Acı olayın detayları
Sosyal medya hesabından paylaşımda bulunan Ağar, “Üzülerek söylemek zorundayım. Kavrayabildiğim kadarıyla büyük olasılıkla mağaranın içinde bunlar yaşandı." diyerek acı olayın detaylarını aktardı.
Ağar “Anladığım kadarıyla olay şöyle gelişti" diyerek açıklamasında şu ifadelere yer verdi:
“Şehit Üsteğmenimizin kayıp naaşı, şehit olduğundan beri aranıyordu. Naaşın o meşhur Hastane Mağarasında gizlendiği/gömüldüğüne dair bir duyum/istihbarat alındı.
“Yapısı bozulmuş ve mühürlenmişti”
Zap’ın doğusu, Avaşin bölgesindeki 852 rakımlı tepeye teröristlerce inşa edilmiş Hastane Mağarası daha önce hikayesiyle birlikte mühürlenmişti. Yani hem içeriden hem dışarıdan müdahalelerle/patlatmalarla girişleri ve mazgalları kapatılmış, böylece teröristler tarafından bir daha kullanılmasını engellenecek şekilde “yapısı bozulmuş” ve mühürlenmişti.
Doğal olarak içinde kalanlarla birlikte. Bildiğiniz gibi, teröristler bir mağaraya birkaç yıllık gıda, su, akaryakıt, ilaç, barınma, ısınma malzemesi, silah ve mühimmat stokluyor. Mehmetçik silah ve mühimmatı alıyor. Geriye kalanı yerinde imha ediyor. Şimdi siz bu imhaya hayvansal artıkları da dahil edin.
Metanın hikayesi
Metan mağarada işte böyle oluşuyor: Oksijensiz (anaerobik) ortamlarda (mühürlenmiş mağaralarda örneğin) yaşayan metanojenik bakteriler, organik maddeleri parçalayarak metan gazı üretiyor. Bu süreç temelde yeraltındaki bataklık alanlarda, mağaralarda ya da kömür yataklarında gerçekleşiyor. Özellikle çürüyen bitki ve hayvan kalıntılarının bulunduğu nemli, havasız mağaralarda metan oluşuyor.
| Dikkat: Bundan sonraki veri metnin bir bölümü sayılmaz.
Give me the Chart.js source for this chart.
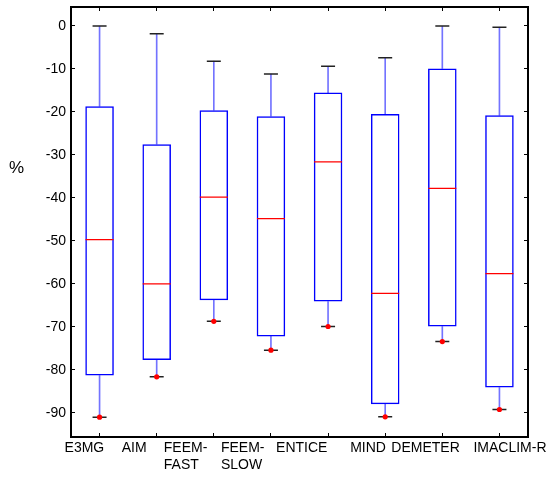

Hastane Mağarasında biriken metanın hikayesi bu.
“Metan sinsi, renksiz, kokusuz, emaresiz”
Bizim sonu acı dolu görevimizde, işte, ilk defa karşılaşacağımız bu metanik ortamda başlıyor. Şehit düşen istihbarat üsteğmenimiz başta, görevli müfreze (ağırlıklı istihkamcılar) mağarayı açarak, mağaranın derinliklerinde çalışmaya başlıyor. Ama metan sinsi, renksiz, kokusuz, emaresiz.
Metan’ın belirtileri şunlar: Baş dönmesi, sersemleşme, bilinç kaybı, nefes darlığı, boğulma ve şehadet. Üzülerek söylemek zorundayım. Kavrayabildiğim kadarıyla büyük olasılıkla mağaranın içinde bunlar yaşandı.
“Kahramanlık, fedakârlık, acı ve ölüm iç içe…”
Ve sonrası ölümcül bir kurtarma çabası. Yine ölümü göze alarak, bir bilinmezin ve karanlığın içinde, çaresizce acı içinde. Kahramanlık, fedakârlık, acı ve ölüm iç içe…
Hangi ülkenin askeri sonunu düşünmeden, içerde ne olduğuna, ölümün sinsi tehlikesine bakmadan tekrar içeri girer? İçerde silah arkadaşları fenalaşan dışarıdaki Türk askeri, nasıl şehit üsteğmenimizin naaşını geride bırakmayacak ise Hastane Mağarasında fenalaşan, havasız kalan silah arkadaşlarını orada, yalnız bırakmadı ve etkilenen asker sayısında artış oldu…
Bugün bütün gün yaptığım çalışmalardan ve yapmaya çalıştığım empatiden (eksiğiyle-fazlasıyla) çıkardığım sonuçlar bunlardır. Tekrar başımız sağ, Mehmetçiklerimiz ruhları şad, mekanları cennet olsun.vAradığım cevaplardan biri de şudur: Bize ne demek istiyor Allah?"